The Digital Paintbrush Called Color Grading
At its core, color grading is a post-production process where filmmakers digitally adjust the color of their footage. It’s the step that comes after color correction, which is about making the image look natural and consistent. Color grading, on the other
hand, is purely artistic. Think of it as a sophisticated version of the filters you use on your phone, but instead of a one-click fix, it's a meticulous process of altering contrast, saturation, and hue to create a specific visual mood. A colorist can isolate specific shades—the red of a soldier's coat, the yellow of candlelight—and change their intensity or tone to serve the story. This isn't just decoration; it's a powerful psychological tool that can make a scene feel warm and nostalgic, or cold and unsettling.
What Exactly Is 'Political Noir'?
The term "noir" probably brings to mind black-and-white detective films from the 1940s and '50s. Visually, it's defined by high-contrast lighting, deep shadows that seem to swallow the scenery, and a generally claustrophobic, urban feeling. Thematically, noir is steeped in cynicism, moral ambiguity, and a sense of paranoia. It’s a world of antiheroes, femme fatales, and conspiracies where no one is truly innocent. When you add "political" to the mix, the focus shifts from street-level crime to the shadowy corridors of power. It suggests that the levers of government and revolution are being pulled by compromised individuals in smoke-filled back rooms, driven by motives that are far from pure.

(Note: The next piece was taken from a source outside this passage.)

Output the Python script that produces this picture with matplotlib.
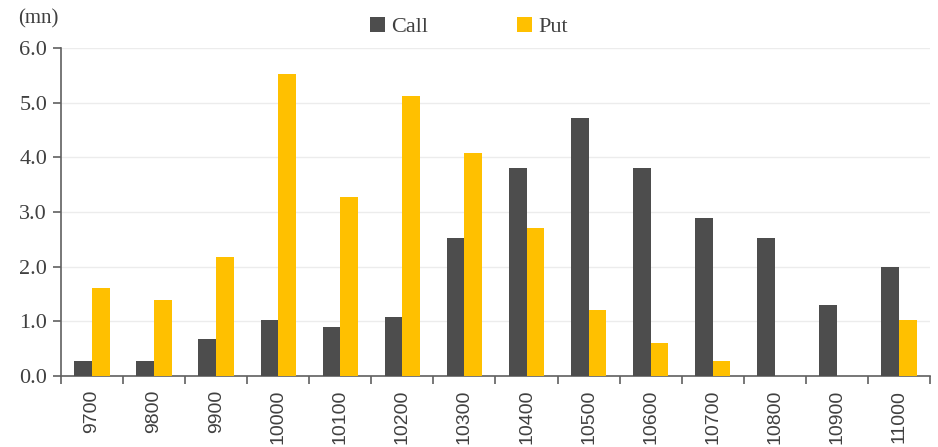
import numpy as np
import matplotlib.pyplot as plt

strikes = ["9700", "9800", "9900", "10000", "10100", "10200", "10300",
           "10400", "10500", "10600", "10700", "10800", "10900", "11000"]
call = [0.28, 0.28, 0.68, 1.02, 0.90, 1.08, 2.52, 3.80, 4.72, 3.80, 2.88, 2.52, 1.30, 2.00]
put = [1.60, 1.38, 2.18, 5.52, 3.28, 5.12, 4.08, 2.70, 1.20, 0.60, 0.28, 0.00, 0.00, 1.02]

serif = ["Liberation Serif", "DejaVu Serif"]

fig = plt.figure(figsize=(9.38, 4.47), dpi=100)
ax = fig.add_axes([0.065, 0.159, 0.9265, 0.734])

x = np.arange(len(strikes))
w = 0.285
ax.bar(x - w / 2, call, w, color="#4d4d4d", label="Call", zorder=3)
ax.bar(x + w / 2, put, w, color="#ffc000", label="Put", zorder=3)

ax.set_xlim(-0.5, len(strikes) - 0.5)
ax.set_ylim(0, 6)
ax.set_yticks(np.arange(0, 6.1, 1.0))
ax.set_yticklabels([f"{v:.1f}" for v in np.arange(0, 6.1, 1.0)],
                   fontfamily=serif, fontsize=16, color="#404040")
ax.yaxis.grid(True, color="#ececec", linewidth=1, zorder=0)

ax.set_xticks(x)
ax.set_xticklabels(strikes, rotation=90, fontsize=14, color="#404040",
                   fontfamily=["Liberation Sans", "DejaVu Sans"])
ax.set_xticks(np.arange(-0.5, len(strikes), 1.0), minor=True)
ax.tick_params(axis="x", which="major", length=0, pad=10)
ax.tick_params(axis="x", which="minor", length=6, color="#606060", width=1.2)
ax.tick_params(axis="y", length=6, color="#606060", width=1.2, pad=4)

for s in ["top", "right"]:
    ax.spines[s].set_visible(False)
for s in ["left", "bottom"]:
    ax.spines[s].set_color("#606060")
    ax.spines[s].set_linewidth(1.2)

fig.text(0.019, 0.957, "(mn)", fontfamily=serif, fontsize=15, color="#404040",
         va="center")

leg = fig.legend(loc="center", bbox_to_anchor=(0.50, 0.94), ncol=2, frameon=False,
                 prop={"family": serif, "size": 16}, handlelength=0.65,
                 handleheight=0.65, handletextpad=0.3, columnspacing=4.0)
for t in leg.get_texts():
    t.set_color("#404040")

fig.savefig("out.png", dpi=100)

Trading Sunshine for Suspicion
Modern television has embraced this aesthetic to reframe America's founding myths. Instead of presenting the revolution as a straightforward tale of liberty versus tyranny, shows are giving it a darker, more complex visual language. Take Apple TV+'s series Franklin, which chronicles Benjamin Franklin’s high-stakes diplomatic mission in France. The show's director, Tim Van Patten, cited Stanley Kubrick's Barry Lyndon—famous for its natural, candlelit look—as a visual inspiration. The result is a world of opulent but shadowy chateaus, where crucial conversations happen in rooms dominated by darkness. The color palette is often desaturated, leaning into cool blues and murky grays, making the 18th-century politics feel less like a history lesson and more like a tense spy thriller. Similarly, AMC's Turn: Washington's Spies used its visuals to underscore the dirty business of espionage. The series, focused on the Culper Ring of spies, often employed a gritty, de-saturated look that stripped the period of its usual pomp. The colors are frequently muted and earthy, reflecting the rural setting but also the grim, dangerous work of the spies. By bleeding the vibrancy from the frame, the showrunners emphasize the moral compromises and constant threat of death, turning familiar historical figures into characters in a high-stakes intelligence game.
Why Rewrite History in Shadows?
This artistic choice is about more than just looking cool and modern. It’s a deliberate narrative strategy. By adopting the visual language of noir, these shows tell the audience that this isn't the sanitized history from your school textbooks. This is history with the complexity, moral messiness, and psychological depth that modern audiences expect from their dramas. Draining the bright, patriotic colors and replacing them with a palette of suspicion makes the story feel more psychologically realistic and politically relevant. It reframes the Founding Fathers not as marble statues, but as flawed, ambitious people navigating a world of secrets, lies, and betrayals. It suggests that the birth of the nation was not an immaculate conception, but a complicated, often ugly, process—much like politics today. The noir aesthetic makes the 18th century feel less like a distant, unrelatable past and more like a direct ancestor to our own turbulent present.